Skip to content

Chat completions

POST https://aiapiv2.pekpik.com/v1/chat/completions

OpenAI-compatible. Works with the official SDKs, LangChain, LlamaIndex, and any OpenAI-compatible client.

Terminal window
curl https://aiapiv2.pekpik.com/v1/chat/completions \
-H "Authorization: Bearer $PEKPIK_KEY" \
-H "Content-Type: application/json" \
-d '{
"model": "claude-opus-4-7",
"messages": [
{"role": "system", "content": "You are concise."},
{"role": "user", "content": "Explain HTTP/2 in one sentence."}
],
"temperature": 0.7,
"max_tokens": 512
}'
FieldDescription
modelModel ID (see Models).
messagesArray of {role, content}. Roles: system, user, assistant, tool.
streamtrue to receive server-sent token chunks.
temperature, top_pSampling controls.
max_tokensOutput cap.
tools, tool_choiceFunction / tool calling (where the model supports it).
response_formatStructured / JSON output (where supported).
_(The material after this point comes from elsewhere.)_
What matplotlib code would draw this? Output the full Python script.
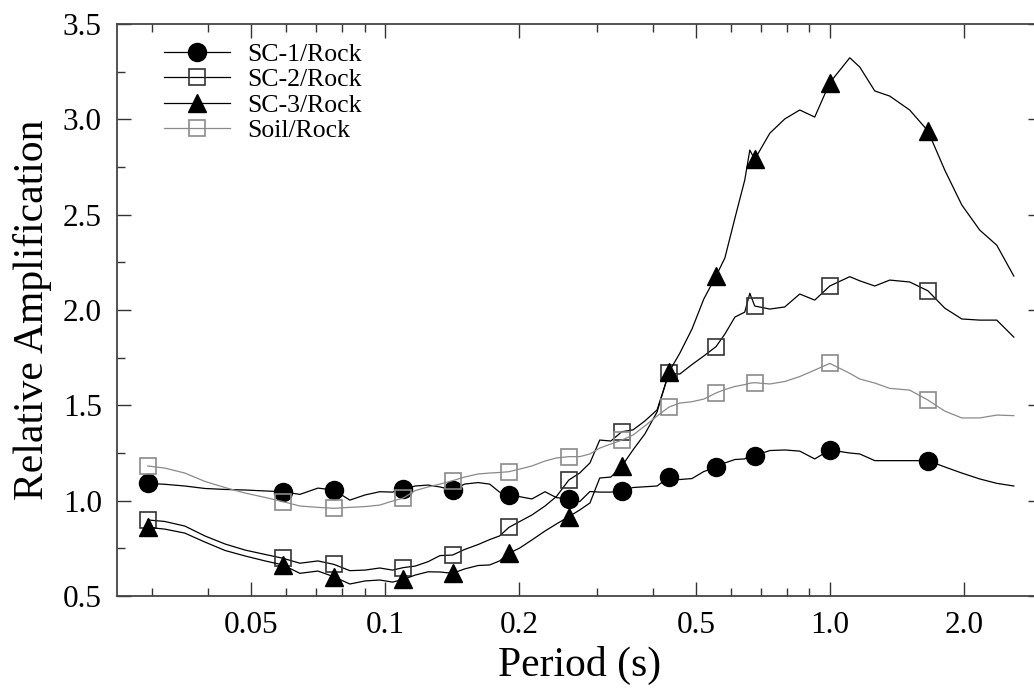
import matplotlib
matplotlib.use('Agg')
import numpy as np
from matplotlib import pyplot as plt
from matplotlib.ticker import FixedLocator, FixedFormatter, NullFormatter

# period grid (s) shared by the four spectral ratio curves
period = [0.0293, 0.032, 0.0355, 0.0394, 0.0437, 0.0485, 0.0538, 0.059, 0.0644, 0.0707,
          0.0768, 0.0834, 0.0902, 0.0974, 0.104, 0.110, 0.117, 0.125, 0.133, 0.142,
          0.151, 0.162, 0.172, 0.181, 0.190, 0.201, 0.214, 0.229, 0.243, 0.259,
          0.274, 0.289, 0.304, 0.322, 0.341, 0.361, 0.384, 0.409, 0.435, 0.460,
          0.490, 0.521, 0.555, 0.581, 0.612, 0.644, 0.661, 0.678, 0.733, 0.792,
          0.856, 0.925, 1.0, 1.109, 1.168, 1.262, 1.364, 1.512, 1.661, 1.813,
          1.980, 2.173, 2.373, 2.592]

sc1 = [1.091, 1.086, 1.077, 1.064, 1.059, 1.056, 1.051, 1.047, 1.033, 1.066,
       1.056, 1.003, 1.030, 1.047, 1.045, 1.061, 1.077, 1.082, 1.072, 1.056,
       1.087, 1.095, 1.087, 1.045, 1.030, 1.021, 1.009, 1.047, 1.016, 1.009,
       0.995, 1.048, 1.045, 1.045, 1.051, 1.069, 1.073, 1.077, 1.123, 1.111,
       1.116, 1.153, 1.175, 1.198, 1.216, 1.219, 1.240, 1.236, 1.263, 1.266,
       1.260, 1.219, 1.266, 1.250, 1.245, 1.210, 1.210, 1.210, 1.210, 1.177,
       1.145, 1.114, 1.091, 1.077]

sc2 = [0.899, 0.891, 0.867, 0.815, 0.773, 0.741, 0.718, 0.698, 0.672, 0.684,
       0.666, 0.633, 0.636, 0.647, 0.636, 0.649, 0.657, 0.680, 0.712, 0.715,
       0.744, 0.770, 0.796, 0.815, 0.860, 0.891, 0.925, 0.972, 1.022, 1.108,
       1.145, 1.198, 1.318, 1.313, 1.362, 1.371, 1.418, 1.476, 1.668, 1.664,
       1.714, 1.759, 1.808, 1.874, 1.963, 1.989, 2.088, 2.021, 2.005, 2.016,
       2.084, 2.052, 2.126, 2.175, 2.153, 2.126, 2.157, 2.147, 2.101, 2.010,
       1.953, 1.947, 1.947, 1.858]

sc3 = [0.860, 0.851, 0.830, 0.783, 0.739, 0.710, 0.684, 0.663, 0.619, 0.631,
       0.601, 0.563, 0.579, 0.584, 0.573, 0.587, 0.610, 0.627, 0.626, 0.619,
       0.642, 0.660, 0.663, 0.684, 0.724, 0.752, 0.794, 0.841, 0.878, 0.916,
       0.951, 0.988, 1.119, 1.124, 1.182, 1.266, 1.350, 1.465, 1.675, 1.773,
       1.900, 2.058, 2.178, 2.273, 2.482, 2.682, 2.839, 2.790, 2.927, 3.002,
       3.049, 3.012, 3.192, 3.323, 3.274, 3.149, 3.122, 3.049, 2.940, 2.734,
       2.551, 2.419, 2.340, 2.178]

soil = [1.182, 1.171, 1.145, 1.101, 1.069, 1.040, 1.017, 0.995, 0.972, 0.965,
        0.960, 0.965, 0.969, 0.977, 0.998, 1.014, 1.053, 1.072, 1.087, 1.105,
        1.124, 1.140, 1.145, 1.148, 1.152, 1.166, 1.182, 1.208, 1.224, 1.231,
        1.231, 1.245, 1.276, 1.297, 1.318, 1.344, 1.392, 1.444, 1.491, 1.512,
        1.519, 1.533, 1.565, 1.583, 1.599, 1.609, 1.616, 1.619, 1.612, 1.625,
        1.651, 1.685, 1.720, 1.668, 1.638, 1.617, 1.589, 1.580, 1.528, 1.470,
        1.434, 1.434, 1.449, 1.446]

# periods where the symbols are plotted
mark_periods = [0.0293, 0.059, 0.0768, 0.110, 0.142, 0.190, 0.259, 0.341,
                0.435, 0.555, 0.678, 1.0, 1.661]
marks = [period.index(t) for t in mark_periods]

plt.rcParams['font.family'] = ['Liberation Serif', 'DejaVu Serif']

fig = plt.figure(figsize=(10.34, 6.92), dpi=100)
ax = fig.add_axes([0.1132, 0.1387, 0.8946, 0.8266])

ax.plot(period, sc1, color='black', lw=0.9, marker='o', ms=13, markevery=marks,
        mfc='black', mec='black', label='SC-1/Rock')
ax.plot(period, sc2, color='black', lw=0.9, marker='s', ms=12, markevery=marks,
        mfc='none', mec='#333333', mew=1.2, label='SC-2/Rock')
ax.plot(period, sc3, color='black', lw=0.9, marker='^', ms=13, markevery=marks,
        mfc='black', mec='black', label='SC-3/Rock')
ax.plot(period, soil, color='#8a8a8a', lw=0.9, marker='s', ms=12, markevery=marks,
        mfc='none', mec='#8a8a8a', mew=1.2, label='Soil/Rock')

ax.set_xscale('log')
ax.set_xlim(0.025, 3.0)
ax.set_ylim(0.5, 3.5)

ax.xaxis.set_major_locator(FixedLocator([0.05, 0.1, 0.2, 0.5, 1.0, 2.0]))
ax.xaxis.set_major_formatter(FixedFormatter(['0.05', '0.1', '0.2', '0.5', '1.0', '2.0']))
ax.xaxis.set_minor_locator(FixedLocator([0.03, 0.04, 0.06, 0.07, 0.08, 0.09,
                                         0.3, 0.4, 0.6, 0.7, 0.8, 0.9, 3.0]))
ax.xaxis.set_minor_formatter(NullFormatter())
ax.set_yticks(np.arange(0.5, 3.51, 0.5))
ax.set_yticklabels(['0.5', '1.0', '1.5', '2.0', '2.5', '3.0', '3.5'])
ax.set_yticks(np.arange(0.75, 3.5, 0.5), minor=True)

ax.tick_params(which='both', direction='in', top=True, right=True, width=1,
               labelsize=22.5, color='#333333')
ax.tick_params(which='major', length=10, pad=11)
ax.tick_params(which='minor', length=6)
for s in ax.spines.values():
    s.set_linewidth(1.3)
    s.set_color('#444444')

ax.set_xlabel('Period (s)', fontsize=30, labelpad=4)
ax.set_ylabel('Relative Amplification', fontsize=30, labelpad=8)

ax.legend(loc='upper left', bbox_to_anchor=(0.0508, 0.966), frameon=False,
          fontsize=18.5, handlelength=2.57, handletextpad=0.66, labelspacing=0.08,
          borderaxespad=0, borderpad=0)

fig.savefig('out.png', dpi=100)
Feature support (vision, tools, structured output, streaming) mirrors the upstream model — nothing is stripped.

{
"id": "chatcmpl-...",
"object": "chat.completion",
"model": "claude-opus-4-7",
"choices": [
{ "index": 0, "message": { "role": "assistant", "content": "..." }, "finish_reason": "stop" }
],
"usage": { "prompt_tokens": 24, "completion_tokens": 18, "total_tokens": 42 }
}
  • For very large max_tokens, see provider-specific limits; the gateway may clamp to a safe ceiling on some pooled channels.
  • On a transient upstream failure the gateway automatically retries on another channel (see HA).